Aoibheann’s luncheon seemed to go very well, aside from a few people who didn’t make it. At least, I am guessing so from the number of chairs compared to the number of people. I have no idea who she actually invited. I only got to know what was happening because I forgot it was on, went over to get something and ended up serving sandwiches and drinks. Aoibheann was there, obviously, as was Mitternacht, looking very snug on her booster seat, Diane, Brigitte for a while, Neelam, who clearly couldn’t decide if she was there as a guest or as a server, a rather pretty lady whose name is Gabrielle, I think, and Anna and the Queen, who turned up only for a short while, being somewhat pre-occupied with Hadley being ill. Sophia turned up later, by accident, and was invited to join the party. She and Diane seemed to hit it off, possibly because both come from the southern parts of the states. Carmen also appeared later.

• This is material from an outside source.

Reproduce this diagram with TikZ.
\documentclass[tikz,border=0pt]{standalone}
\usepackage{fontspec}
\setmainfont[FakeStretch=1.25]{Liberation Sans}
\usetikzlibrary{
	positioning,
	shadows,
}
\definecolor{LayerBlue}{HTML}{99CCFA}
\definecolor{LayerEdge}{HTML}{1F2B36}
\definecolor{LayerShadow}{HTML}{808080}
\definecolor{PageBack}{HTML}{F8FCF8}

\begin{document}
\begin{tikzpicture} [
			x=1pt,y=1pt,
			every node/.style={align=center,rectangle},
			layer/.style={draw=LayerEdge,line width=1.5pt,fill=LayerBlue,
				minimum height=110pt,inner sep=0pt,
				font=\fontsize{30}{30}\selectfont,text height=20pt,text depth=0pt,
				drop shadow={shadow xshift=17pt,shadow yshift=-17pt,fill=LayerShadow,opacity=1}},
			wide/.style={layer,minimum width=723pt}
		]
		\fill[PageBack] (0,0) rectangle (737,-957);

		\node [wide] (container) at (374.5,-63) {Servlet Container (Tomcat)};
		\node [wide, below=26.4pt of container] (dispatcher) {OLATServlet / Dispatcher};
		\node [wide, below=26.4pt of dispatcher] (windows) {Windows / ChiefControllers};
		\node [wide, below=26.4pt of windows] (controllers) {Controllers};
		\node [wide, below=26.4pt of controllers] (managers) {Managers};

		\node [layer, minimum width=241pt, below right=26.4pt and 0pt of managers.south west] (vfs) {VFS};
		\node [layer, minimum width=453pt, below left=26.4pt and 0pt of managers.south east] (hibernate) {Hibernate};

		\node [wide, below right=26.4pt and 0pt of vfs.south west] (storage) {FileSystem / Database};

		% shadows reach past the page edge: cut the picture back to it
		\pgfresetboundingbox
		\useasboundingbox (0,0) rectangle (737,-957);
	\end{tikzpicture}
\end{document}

I had a bit of a chat with Diane myself, mostly about London and politics. We both bemoaned the fact that we never achieved that interview, for we could have made one hell of a story. I may be wrong, but I think she may have some of Brigitte’s predilections, judging from the way her eyes roved whenever a pretty woman came in. She seemed particularly taken with Carmen, even saying that she resembled a dear friend of hers from way back.

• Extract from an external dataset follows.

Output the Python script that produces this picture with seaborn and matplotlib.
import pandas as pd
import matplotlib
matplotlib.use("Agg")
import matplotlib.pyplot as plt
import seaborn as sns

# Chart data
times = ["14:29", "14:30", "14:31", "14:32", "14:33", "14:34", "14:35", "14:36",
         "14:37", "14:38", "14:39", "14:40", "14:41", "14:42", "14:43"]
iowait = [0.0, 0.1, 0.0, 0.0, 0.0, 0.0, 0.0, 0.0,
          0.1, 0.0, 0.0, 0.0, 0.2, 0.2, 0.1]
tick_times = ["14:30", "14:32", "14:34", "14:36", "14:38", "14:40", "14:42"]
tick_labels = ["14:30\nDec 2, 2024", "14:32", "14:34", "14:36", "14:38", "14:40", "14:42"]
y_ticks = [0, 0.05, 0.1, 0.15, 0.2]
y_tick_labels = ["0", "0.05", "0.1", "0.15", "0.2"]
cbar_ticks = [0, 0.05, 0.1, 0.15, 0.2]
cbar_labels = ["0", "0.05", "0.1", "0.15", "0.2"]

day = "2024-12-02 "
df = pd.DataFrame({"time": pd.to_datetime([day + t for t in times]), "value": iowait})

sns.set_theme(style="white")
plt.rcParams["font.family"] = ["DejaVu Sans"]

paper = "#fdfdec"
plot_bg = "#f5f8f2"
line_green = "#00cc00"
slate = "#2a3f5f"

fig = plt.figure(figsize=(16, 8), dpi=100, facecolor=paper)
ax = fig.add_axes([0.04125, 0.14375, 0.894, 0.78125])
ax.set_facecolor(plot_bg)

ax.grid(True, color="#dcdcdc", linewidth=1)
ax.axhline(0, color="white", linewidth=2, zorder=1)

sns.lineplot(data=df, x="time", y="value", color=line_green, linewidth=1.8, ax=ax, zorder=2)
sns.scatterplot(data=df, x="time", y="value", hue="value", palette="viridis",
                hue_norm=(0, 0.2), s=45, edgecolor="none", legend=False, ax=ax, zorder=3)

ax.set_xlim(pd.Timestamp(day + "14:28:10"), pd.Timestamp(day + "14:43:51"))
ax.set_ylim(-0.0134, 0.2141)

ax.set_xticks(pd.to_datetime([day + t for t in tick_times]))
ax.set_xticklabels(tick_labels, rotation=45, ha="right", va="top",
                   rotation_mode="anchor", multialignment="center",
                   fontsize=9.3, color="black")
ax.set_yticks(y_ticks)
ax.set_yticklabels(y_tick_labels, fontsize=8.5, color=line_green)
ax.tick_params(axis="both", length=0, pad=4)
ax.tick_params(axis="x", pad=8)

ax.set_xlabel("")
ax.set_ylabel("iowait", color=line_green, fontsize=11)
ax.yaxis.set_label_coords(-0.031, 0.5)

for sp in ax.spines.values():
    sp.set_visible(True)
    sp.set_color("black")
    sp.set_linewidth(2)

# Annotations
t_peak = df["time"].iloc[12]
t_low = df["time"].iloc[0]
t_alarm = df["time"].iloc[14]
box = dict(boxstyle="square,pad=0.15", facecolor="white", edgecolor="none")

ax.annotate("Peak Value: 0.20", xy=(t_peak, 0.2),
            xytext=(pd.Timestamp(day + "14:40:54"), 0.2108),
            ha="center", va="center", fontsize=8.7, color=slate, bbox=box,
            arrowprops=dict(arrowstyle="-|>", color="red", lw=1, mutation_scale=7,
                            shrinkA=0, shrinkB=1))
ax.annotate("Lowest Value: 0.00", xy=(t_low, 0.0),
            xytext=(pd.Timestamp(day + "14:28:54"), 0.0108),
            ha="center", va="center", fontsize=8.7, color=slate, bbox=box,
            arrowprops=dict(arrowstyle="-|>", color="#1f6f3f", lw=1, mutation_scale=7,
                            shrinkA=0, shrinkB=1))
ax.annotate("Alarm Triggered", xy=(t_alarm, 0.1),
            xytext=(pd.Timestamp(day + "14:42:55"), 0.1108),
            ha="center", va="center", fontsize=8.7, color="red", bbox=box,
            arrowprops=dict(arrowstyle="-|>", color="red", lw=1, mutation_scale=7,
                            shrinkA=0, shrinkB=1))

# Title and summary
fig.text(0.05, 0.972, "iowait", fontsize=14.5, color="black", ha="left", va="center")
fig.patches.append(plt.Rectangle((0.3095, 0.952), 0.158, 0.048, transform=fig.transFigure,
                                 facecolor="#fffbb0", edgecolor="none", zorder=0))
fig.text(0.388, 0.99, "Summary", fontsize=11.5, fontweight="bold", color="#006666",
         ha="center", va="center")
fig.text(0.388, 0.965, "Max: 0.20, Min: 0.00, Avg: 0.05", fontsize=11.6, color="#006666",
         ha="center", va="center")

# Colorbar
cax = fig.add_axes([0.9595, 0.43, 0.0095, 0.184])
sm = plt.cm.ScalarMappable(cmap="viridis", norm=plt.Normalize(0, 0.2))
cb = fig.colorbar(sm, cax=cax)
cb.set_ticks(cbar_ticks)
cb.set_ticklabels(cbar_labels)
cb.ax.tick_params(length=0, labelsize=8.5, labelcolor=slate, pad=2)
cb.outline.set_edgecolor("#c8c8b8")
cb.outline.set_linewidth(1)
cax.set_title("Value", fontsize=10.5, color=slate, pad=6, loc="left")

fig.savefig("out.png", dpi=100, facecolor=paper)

Eventually, everybody drifted off, saying what a lovely time they had. Neelam more rushed off, claiming some emergency, leaving Aoibheann and I to clear up the debris. I congratulated her on a successful event, which she accepted, but then went a little melancholy on me, wishing that Daimon had been able to come. I had been waiting for an opportunity to ask about that, ever since the queen inadvertently mentioned him in my hearing. I kept things neutral, merely saying I hadn’t seen him in a while and asking how he was.

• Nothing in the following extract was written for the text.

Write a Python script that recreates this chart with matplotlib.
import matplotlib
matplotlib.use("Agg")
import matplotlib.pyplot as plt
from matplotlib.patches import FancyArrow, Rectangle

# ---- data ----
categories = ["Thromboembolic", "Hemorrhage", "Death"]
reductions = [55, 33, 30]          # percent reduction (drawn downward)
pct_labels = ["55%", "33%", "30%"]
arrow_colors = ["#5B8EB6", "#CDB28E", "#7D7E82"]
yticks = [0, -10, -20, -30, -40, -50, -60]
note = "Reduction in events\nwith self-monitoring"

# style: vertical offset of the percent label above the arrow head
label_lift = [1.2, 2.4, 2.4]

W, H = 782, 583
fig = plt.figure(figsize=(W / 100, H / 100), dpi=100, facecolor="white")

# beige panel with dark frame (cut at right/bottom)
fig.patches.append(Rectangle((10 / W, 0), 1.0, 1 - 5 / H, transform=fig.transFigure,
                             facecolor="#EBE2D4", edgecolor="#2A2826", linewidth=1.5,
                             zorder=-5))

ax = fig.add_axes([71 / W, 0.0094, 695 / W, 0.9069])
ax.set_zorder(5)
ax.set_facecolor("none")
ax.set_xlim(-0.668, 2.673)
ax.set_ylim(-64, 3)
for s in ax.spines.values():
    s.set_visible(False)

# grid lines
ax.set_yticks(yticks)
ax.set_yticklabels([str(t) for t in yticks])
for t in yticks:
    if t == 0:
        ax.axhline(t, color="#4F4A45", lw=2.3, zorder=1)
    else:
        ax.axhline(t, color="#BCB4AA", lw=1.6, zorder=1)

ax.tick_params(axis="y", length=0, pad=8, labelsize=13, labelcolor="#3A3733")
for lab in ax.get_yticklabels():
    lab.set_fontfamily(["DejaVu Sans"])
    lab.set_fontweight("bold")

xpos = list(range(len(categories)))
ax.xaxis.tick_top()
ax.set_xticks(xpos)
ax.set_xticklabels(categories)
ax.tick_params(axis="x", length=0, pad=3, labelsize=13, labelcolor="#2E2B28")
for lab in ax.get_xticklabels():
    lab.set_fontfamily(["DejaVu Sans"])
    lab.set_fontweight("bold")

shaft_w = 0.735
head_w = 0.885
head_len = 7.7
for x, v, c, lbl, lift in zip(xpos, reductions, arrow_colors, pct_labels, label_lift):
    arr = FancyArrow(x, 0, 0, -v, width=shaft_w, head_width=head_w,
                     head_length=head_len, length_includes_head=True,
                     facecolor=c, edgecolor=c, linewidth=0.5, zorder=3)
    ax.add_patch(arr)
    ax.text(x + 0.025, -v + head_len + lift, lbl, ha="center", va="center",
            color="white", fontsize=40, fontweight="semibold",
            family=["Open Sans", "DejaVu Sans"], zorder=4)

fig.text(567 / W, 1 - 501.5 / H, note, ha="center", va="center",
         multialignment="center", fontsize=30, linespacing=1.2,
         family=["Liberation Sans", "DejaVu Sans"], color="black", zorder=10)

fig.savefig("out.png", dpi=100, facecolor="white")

It all came out. How Daimon was hosting the White Stag, how she could not see him, how she spent so much time in the woods hoping to see him, how she had even consulted with a goddess about what she could do… She was trying hard not to let any tears show, but they were there. What was also there was her inner strength; that core of steel that will not give up the fight, no matter what. She asked me if it was wrong of her to be happy or to enjoy herself while he was trapped. I did what I could to assure her that I was convinced that Daimon would want her to, that if he loved her, he would want her to get on with life until such time as they could be together. She also felt useless, despite people telling her how special she was, because she could not do anything. Again, I assured her that she was doing something; each time she thought of him, fought for him, tried to find some way to help him; that all that mattered and was important. I also tried to offer some hope, in so far as whatever goddess she had consulted could be wrong, that while there may not be something she could do now, there might be in the future. I pointed out that the whole reason for white stag stemmed from the departure of the fae king who had been the fourth power that held the cove together. The hunter had come to replace that fourth power, but because of the nature of the hunter, the white stag was needed to balance him. That, I suggested, could change. If some other way to balance the four powers could be found, then the hunter would not be needed and Daimon need no longer be the white stag. Or perhaps, somebody else could be found to host the white stag, freeing Daimon from that task.
That last seemed to spur some idea within her, and she rushed off, asking Neelam to finish the clearing up. She disappeared off to her room and emerged a little later all prepped for a night in the woods. I have seen her do this before, but this time, she asked to borrow my sword. Naturally, I was a little reluctant since I can barely use the thing and I was pretty certain she couldn’t. She assured me it was mostly for show, to make her look less like prey. Neelam offered to be her sword (prompting me to briefly wonder which end counted as the pointy end), but Aoibheann was adamant that she should do this on her own, saying that having Neelam hovering would just make her look like a defenceless child. I could see her point. I could also see Neelam’s, but unlike Neelam, I know the folly of arguing with Aoibheann when she has made up her mind. I fetched the sword for her and gave her some tips about wearing it, resisting the old advice of hold the blunt end and stick the pointy end in the enemy. As she was getting ready, she did give Neelam a bit of a telling off for always claiming to know what is best for people, yet not understanding happiness herself. Another very valid point. I don’t know if Neelam understood, and I suspect that she will attempt to follow Aoibheann anyway. I can’t say I would try to prevent her. It would be nice to know that Aoibheann had some backup, should things go wrong. And off she went, sword on her back, camping provisions in her back, and steel in her stride. I know that sometimes she seems to invite trouble, but for tonight, somehow I felt things would be alright.